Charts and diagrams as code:
= = =

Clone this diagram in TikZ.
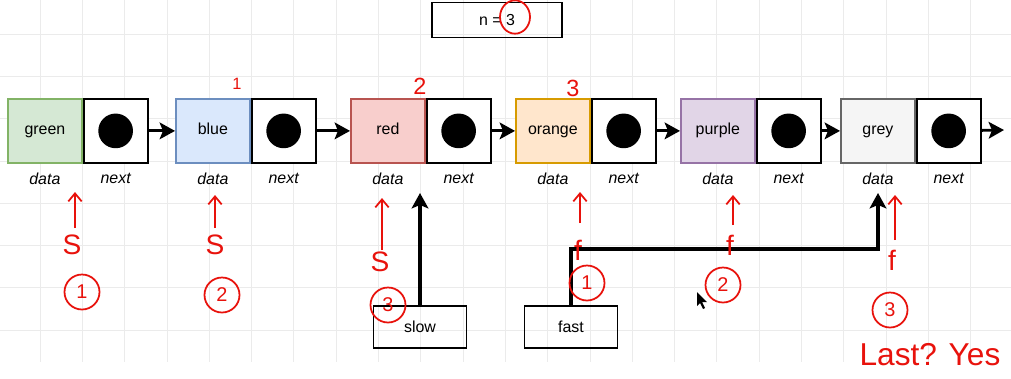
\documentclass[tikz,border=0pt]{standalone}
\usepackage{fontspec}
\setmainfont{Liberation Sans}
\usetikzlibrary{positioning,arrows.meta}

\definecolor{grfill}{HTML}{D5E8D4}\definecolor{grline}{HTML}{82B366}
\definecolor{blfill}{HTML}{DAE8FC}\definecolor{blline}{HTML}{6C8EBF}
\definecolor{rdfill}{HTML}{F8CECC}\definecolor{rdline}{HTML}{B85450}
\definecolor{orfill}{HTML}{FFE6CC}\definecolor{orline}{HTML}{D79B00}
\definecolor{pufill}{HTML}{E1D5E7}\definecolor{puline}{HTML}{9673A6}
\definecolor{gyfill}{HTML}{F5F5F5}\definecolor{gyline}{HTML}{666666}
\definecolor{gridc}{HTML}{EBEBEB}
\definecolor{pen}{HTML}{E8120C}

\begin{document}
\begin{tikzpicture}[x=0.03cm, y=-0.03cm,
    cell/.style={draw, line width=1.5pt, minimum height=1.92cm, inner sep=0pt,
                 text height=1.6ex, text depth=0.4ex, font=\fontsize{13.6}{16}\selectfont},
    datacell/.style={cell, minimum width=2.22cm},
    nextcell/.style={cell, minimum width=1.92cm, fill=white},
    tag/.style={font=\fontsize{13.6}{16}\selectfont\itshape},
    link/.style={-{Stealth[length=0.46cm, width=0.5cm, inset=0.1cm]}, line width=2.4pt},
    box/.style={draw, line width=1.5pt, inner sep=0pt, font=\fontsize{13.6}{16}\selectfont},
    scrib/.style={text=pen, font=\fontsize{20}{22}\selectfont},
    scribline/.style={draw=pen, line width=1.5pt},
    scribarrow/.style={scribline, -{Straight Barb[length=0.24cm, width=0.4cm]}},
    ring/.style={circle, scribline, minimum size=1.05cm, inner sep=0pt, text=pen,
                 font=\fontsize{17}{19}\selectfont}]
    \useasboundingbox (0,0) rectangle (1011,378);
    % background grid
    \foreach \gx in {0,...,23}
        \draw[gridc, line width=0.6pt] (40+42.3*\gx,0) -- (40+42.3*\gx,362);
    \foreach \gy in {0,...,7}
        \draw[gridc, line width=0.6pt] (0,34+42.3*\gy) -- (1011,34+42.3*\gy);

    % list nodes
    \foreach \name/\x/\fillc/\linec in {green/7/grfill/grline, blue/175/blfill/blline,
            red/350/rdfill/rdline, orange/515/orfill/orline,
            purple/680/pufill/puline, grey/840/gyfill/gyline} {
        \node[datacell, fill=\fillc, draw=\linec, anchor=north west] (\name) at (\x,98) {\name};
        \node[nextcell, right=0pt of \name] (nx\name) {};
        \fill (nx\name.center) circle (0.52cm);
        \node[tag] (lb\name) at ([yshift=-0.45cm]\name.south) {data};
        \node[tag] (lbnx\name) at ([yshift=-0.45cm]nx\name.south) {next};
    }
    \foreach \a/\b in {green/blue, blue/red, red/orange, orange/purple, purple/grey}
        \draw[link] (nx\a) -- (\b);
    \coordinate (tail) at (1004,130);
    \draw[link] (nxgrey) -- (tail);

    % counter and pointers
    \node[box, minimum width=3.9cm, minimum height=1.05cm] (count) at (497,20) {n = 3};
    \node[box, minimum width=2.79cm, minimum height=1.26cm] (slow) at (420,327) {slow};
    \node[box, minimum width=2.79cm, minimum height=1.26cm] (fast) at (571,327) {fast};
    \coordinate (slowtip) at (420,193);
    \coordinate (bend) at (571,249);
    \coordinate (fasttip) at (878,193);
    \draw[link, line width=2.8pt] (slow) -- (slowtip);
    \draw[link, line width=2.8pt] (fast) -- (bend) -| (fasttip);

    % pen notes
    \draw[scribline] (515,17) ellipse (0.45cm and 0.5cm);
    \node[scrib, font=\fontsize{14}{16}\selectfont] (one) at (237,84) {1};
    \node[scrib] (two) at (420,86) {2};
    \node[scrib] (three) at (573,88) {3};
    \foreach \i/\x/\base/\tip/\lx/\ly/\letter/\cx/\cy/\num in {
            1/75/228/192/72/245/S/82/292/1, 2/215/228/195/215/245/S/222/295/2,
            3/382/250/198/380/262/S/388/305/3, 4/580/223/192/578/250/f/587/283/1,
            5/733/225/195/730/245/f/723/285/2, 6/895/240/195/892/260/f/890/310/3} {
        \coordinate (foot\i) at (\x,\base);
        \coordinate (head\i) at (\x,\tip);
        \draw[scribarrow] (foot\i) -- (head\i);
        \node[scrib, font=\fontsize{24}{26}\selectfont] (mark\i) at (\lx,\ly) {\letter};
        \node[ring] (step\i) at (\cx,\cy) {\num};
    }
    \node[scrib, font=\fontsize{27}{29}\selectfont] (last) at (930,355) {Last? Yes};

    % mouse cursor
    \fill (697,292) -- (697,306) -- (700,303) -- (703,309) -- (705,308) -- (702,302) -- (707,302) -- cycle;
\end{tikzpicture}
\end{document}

= = =

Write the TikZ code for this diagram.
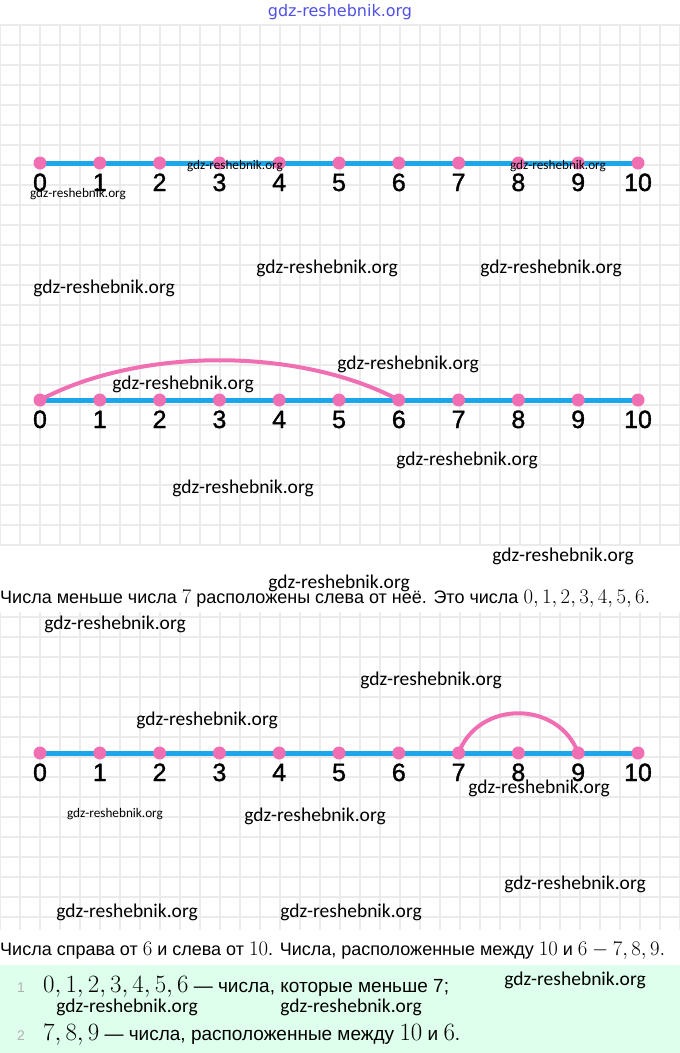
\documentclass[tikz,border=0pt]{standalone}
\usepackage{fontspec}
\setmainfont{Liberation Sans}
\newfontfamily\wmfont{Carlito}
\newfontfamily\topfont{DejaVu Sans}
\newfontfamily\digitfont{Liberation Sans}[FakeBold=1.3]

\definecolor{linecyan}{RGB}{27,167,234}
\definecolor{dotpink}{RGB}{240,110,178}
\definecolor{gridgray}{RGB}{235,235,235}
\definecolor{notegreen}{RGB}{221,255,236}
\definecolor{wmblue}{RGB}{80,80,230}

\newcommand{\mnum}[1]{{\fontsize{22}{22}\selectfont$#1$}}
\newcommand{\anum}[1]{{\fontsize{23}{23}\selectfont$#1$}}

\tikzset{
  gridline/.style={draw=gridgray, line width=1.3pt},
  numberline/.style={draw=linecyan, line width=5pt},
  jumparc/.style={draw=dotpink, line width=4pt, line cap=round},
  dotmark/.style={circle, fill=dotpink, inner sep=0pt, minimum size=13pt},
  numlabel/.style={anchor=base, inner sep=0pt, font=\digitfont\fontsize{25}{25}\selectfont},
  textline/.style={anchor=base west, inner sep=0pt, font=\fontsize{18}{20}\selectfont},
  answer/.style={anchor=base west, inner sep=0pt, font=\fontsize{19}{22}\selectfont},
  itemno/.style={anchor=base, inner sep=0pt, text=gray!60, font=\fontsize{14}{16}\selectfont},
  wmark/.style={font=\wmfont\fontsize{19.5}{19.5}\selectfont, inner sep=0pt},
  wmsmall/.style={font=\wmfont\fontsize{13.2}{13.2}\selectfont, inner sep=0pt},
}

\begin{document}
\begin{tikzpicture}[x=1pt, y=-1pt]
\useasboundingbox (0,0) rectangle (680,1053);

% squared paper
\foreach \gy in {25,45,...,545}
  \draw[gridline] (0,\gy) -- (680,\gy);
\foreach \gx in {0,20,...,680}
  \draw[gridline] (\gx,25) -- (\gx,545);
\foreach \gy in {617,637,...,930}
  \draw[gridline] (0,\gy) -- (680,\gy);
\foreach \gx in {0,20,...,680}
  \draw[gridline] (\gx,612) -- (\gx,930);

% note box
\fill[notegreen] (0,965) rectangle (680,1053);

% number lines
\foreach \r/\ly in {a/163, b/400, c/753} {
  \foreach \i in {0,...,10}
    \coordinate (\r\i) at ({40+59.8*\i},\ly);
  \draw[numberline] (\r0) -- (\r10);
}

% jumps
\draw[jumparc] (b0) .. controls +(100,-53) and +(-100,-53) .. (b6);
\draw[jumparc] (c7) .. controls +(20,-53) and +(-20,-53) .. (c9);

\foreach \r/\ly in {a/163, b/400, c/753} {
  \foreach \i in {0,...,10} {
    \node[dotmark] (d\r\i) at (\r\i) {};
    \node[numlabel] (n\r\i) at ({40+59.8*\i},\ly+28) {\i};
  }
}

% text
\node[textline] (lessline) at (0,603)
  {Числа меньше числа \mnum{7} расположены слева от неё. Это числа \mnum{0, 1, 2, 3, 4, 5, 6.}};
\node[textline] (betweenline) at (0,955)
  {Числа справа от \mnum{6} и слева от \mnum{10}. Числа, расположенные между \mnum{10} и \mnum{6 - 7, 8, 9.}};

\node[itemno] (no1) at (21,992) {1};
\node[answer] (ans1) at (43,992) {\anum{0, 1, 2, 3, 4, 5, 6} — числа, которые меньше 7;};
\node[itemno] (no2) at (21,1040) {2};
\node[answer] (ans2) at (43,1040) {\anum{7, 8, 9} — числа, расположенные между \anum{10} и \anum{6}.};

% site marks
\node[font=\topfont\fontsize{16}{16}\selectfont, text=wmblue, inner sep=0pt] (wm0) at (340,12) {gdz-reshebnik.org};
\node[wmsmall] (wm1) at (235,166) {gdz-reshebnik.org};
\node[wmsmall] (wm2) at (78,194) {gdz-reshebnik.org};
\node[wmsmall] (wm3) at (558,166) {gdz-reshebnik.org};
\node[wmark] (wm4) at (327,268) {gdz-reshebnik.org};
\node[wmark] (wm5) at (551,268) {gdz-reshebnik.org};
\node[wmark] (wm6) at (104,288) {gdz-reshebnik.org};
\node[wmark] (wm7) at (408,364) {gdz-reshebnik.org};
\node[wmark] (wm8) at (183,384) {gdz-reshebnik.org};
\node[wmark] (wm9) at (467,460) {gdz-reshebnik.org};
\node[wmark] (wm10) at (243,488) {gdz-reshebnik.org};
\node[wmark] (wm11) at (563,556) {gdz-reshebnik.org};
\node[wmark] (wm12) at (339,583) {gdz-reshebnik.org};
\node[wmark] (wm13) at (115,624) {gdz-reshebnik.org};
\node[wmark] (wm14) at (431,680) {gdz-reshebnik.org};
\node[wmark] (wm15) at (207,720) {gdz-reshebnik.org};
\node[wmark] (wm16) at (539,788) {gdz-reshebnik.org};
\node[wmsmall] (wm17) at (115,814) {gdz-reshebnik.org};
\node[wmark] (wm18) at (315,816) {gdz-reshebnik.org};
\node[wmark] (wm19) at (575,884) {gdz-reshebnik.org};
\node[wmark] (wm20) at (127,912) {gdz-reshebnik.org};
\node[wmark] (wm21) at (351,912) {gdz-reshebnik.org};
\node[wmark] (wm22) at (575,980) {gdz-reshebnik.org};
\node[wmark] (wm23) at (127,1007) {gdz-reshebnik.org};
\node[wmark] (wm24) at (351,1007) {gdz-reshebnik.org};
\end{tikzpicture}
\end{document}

= = =

**GIVEN REQUEST:**
Output nothing except the lines from the one containing "Clone this diagram in TikZ." through the one containing "(0,34+42.3*\gy) -- (1011,34+42.3*\gy);", both kept, with the pictures removed.

**RESULT FOR THIS TASK:**
Clone this diagram in TikZ.
\documentclass[tikz,border=0pt]{standalone}
\usepackage{fontspec}
\setmainfont{Liberation Sans}
\usetikzlibrary{positioning,arrows.meta}

\definecolor{grfill}{HTML}{D5E8D4}\definecolor{grline}{HTML}{82B366}
\definecolor{blfill}{HTML}{DAE8FC}\definecolor{blline}{HTML}{6C8EBF}
\definecolor{rdfill}{HTML}{F8CECC}\definecolor{rdline}{HTML}{B85450}
\definecolor{orfill}{HTML}{FFE6CC}\definecolor{orline}{HTML}{D79B00}
\definecolor{pufill}{HTML}{E1D5E7}\definecolor{puline}{HTML}{9673A6}
\definecolor{gyfill}{HTML}{F5F5F5}\definecolor{gyline}{HTML}{666666}
\definecolor{gridc}{HTML}{EBEBEB}
\definecolor{pen}{HTML}{E8120C}

\begin{document}
\begin{tikzpicture}[x=0.03cm, y=-0.03cm,
    cell/.style={draw, line width=1.5pt, minimum height=1.92cm, inner sep=0pt,
                 text height=1.6ex, text depth=0.4ex, font=\fontsize{13.6}{16}\selectfont},
    datacell/.style={cell, minimum width=2.22cm},
    nextcell/.style={cell, minimum width=1.92cm, fill=white},
    tag/.style={font=\fontsize{13.6}{16}\selectfont\itshape},
    link/.style={-{Stealth[length=0.46cm, width=0.5cm, inset=0.1cm]}, line width=2.4pt},
    box/.style={draw, line width=1.5pt, inner sep=0pt, font=\fontsize{13.6}{16}\selectfont},
    scrib/.style={text=pen, font=\fontsize{20}{22}\selectfont},
    scribline/.style={draw=pen, line width=1.5pt},
    scribarrow/.style={scribline, -{Straight Barb[length=0.24cm, width=0.4cm]}},
    ring/.style={circle, scribline, minimum size=1.05cm, inner sep=0pt, text=pen,
                 font=\fontsize{17}{19}\selectfont}]
    \useasboundingbox (0,0) rectangle (1011,378);
    % background grid
    \foreach \gx in {0,...,23}
        \draw[gridc, line width=0.6pt] (40+42.3*\gx,0) -- (40+42.3*\gx,362);
    \foreach \gy in {0,...,7}
        \draw[gridc, line width=0.6pt] (0,34+42.3*\gy) -- (1011,34+42.3*\gy);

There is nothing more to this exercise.